Being hit by an object falling from outer space is not usually something that anyone needs to concerned about, but that may have been the root cause of an incident that left a pilot with minor injuries and forced the plane he was aboard to make an emergency landing.
A United Airlines flight may have been struck my a meteorite or space debris that shattered the plane’s windshield
In 2023, the FAA published a report concerning the risk space debris (specifically satellites falling out of orbit) poses to planes.
It estimated there was a .1% chance it could result in “a single global injury or death during an aviation activity” and went on to say the chance of a passenger being injured in the air was less that one-in-a-trillion—low enough to be dismissed as “statistically insignificant.”
According to KTLA, a pilot aboard United Airlines Flight 1093 on Thursday may have defied those overwhelming odds based on the incident that forced the Boeing 737 that was carrying 140 passengers to land in Salt Lake City during a journey that was supposed to take them from Denver to Los Angeles.

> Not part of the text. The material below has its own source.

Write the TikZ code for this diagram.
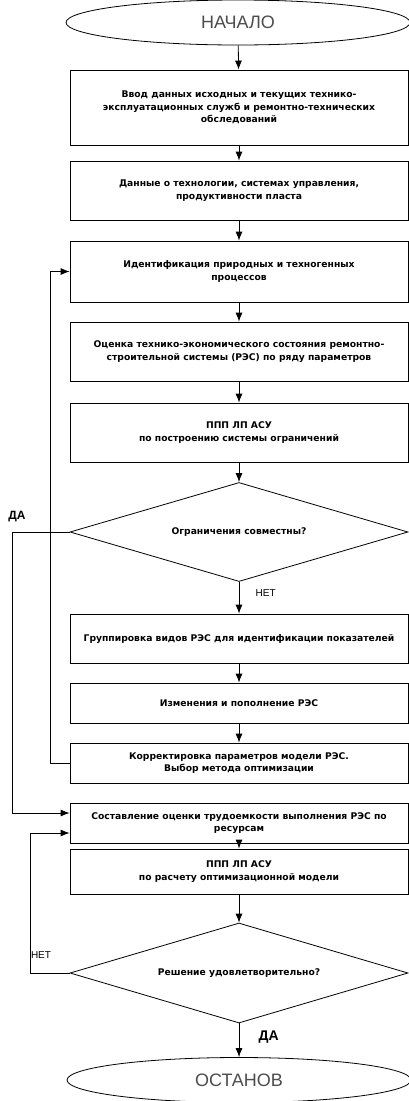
\documentclass[tikz,border=0pt]{standalone}
\usepackage{fontspec}
\setmainfont{Liberation Sans}
\newfontfamily\boxfont{DejaVu Sans}
\usetikzlibrary{shapes.geometric,arrows.meta}
\begin{document}
\begin{tikzpicture}[x=1pt,y=-1pt,
  box/.style={draw, line width=0.8pt, minimum width=338pt, align=center,
    font=\boxfont\bfseries\fontsize{9.2}{12.5}\selectfont, inner sep=0pt},
  dec/.style={draw, line width=0.8pt, shape=diamond, aspect=3.4, minimum width=338pt, inner sep=0pt,
    font=\boxfont\bfseries\fontsize{9.2}{11}\selectfont},
  term/.style={draw, line width=0.8pt, shape=ellipse, minimum width=344pt, minimum height=45pt,
    inner sep=0pt, text=black!70, font=\fontsize{18}{20}\selectfont},
  arr/.style={-{Latex[length=9pt,width=7pt]}, line width=0.8pt},
  yes/.style={font=\bfseries\fontsize{12}{13}\selectfont},
  yesbig/.style={font=\bfseries\fontsize{14}{15}\selectfont},
  no/.style={font=\fontsize{10}{12}\selectfont}]
\useasboundingbox (0,0) rectangle (409,1101);
\node[term] (start) at (238,22.5) {НАЧАЛО};
\node[box, minimum height=75pt] (b1) at (239,107.5) {Ввод данных исходных и текущих технико-\\эксплуатационных служб и ремонтно-технических\\обследований};
\node[box, minimum height=59pt] (b2) at (239,190.5) {Данные о технологии, системах управления,\\продуктивности пласта};
\node[box, minimum height=61pt] (b3) at (239,271.5) {Идентификация природных и техногенных\\процессов};
\node[box, minimum height=59pt] (b4) at (239,351.5) {Оценка технико-экономического состояния ремонтно-\\строительной системы (РЭС) по ряду параметров};
\node[box, minimum height=59pt] (b5) at (239,432.5) {ППП ЛП АСУ\\по построению системы ограничений};
\node[dec, minimum height=99pt] (d1) at (239,532) {Ограничения совместны?};
\node[box, minimum height=49pt] (b6) at (239,638.5) {Группировка видов РЭС для идентификации показателей};
\node[box, minimum height=40pt] (b7) at (239,703) {Изменения и пополнение РЭС};
\node[box, minimum height=40pt] (b8) at (239,763) {Корректировка параметров модели РЭС.\\Выбор метода оптимизации};
\node[box, minimum height=40pt] (b9) at (239,823) {Составление оценки трудоемкости выполнения РЭС по\\ресурсам};
\node[box, minimum height=45pt] (b10) at (239,871.5) {ППП ЛП АСУ\\по расчету оптимизационной модели};
\node[dec, minimum height=100pt] (d2) at (239,973) {Решение удовлетворительно?};
\node[term] (stop) at (239,1080) {ОСТАНОВ};

\draw[arr] (start) -- (b1);
\draw[arr] (b1) -- (b2);
\draw[arr] (b2) -- (b3);
\draw[arr] (b3) -- (b4);
\draw[arr] (b4) -- (b5);
\draw[arr] (b5) -- (d1);
\draw[arr] (d1) -- (b6) node[no, pos=0.35, right=13pt] (n1) {НЕТ};
\draw[arr] (b6) -- (b7);
\draw[arr] (b7) -- (b8);
\draw[arr] (b9) -- (b10);
\draw[arr] (b10) -- (d2);
\draw[arr] (d2) -- (stop) node[yesbig, pos=0.42, right=16pt] (y2) {ДА};

\coordinate (c1) at (50,763);
\draw[arr] (b8.west) -- (c1) |- (b3.west);

\coordinate (c2) at (12,532);
\coordinate (c3) at (12,813);
\draw[arr] (d1.west) -- (c2) -- (c3) -- (b9.west |- c3);
\node[yes] (y1) at (17,517) {ДА};

\coordinate (c4) at (30,973);
\coordinate (c5) at (30,833);
\draw[arr] (d2.west) -- (c4) -- (c5) -- (b9.west |- c5);
\node[no] (n2) at (41,955) {НЕТ};
\end{tikzpicture}
\end{document}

United Airlines 737 MAX pilot injured after the windshield cracked at 36,000 while flying from Denver to Los Angeles on Thursday.
Reports have suggested the possibility of the aircraft being hit by falling space debris or a small meteorite, though this remains unconfirmed.… pic.twitter.com/8qNg6aA0uE
— Breaking Aviation News & Videos (@aviationbrk) October 18, 2025
The incident in question occured when the plane was cruising at 36,000 feet, an altitude where object strikes (i.e. birds and hail) are virtually nonexistent. However, photos clearly show something struck the windshield from the outside while leaving scorch marks, which led many amateur aviation investigators to conclude it was either hit by space debris or a meteorite.
The National Transportation Safety Board is currently conducting an investigation and has sent the windshield to a lab for further analysis. If space debris is the culprit, it will mark the first time in recorded aviation history a plan was struck by some.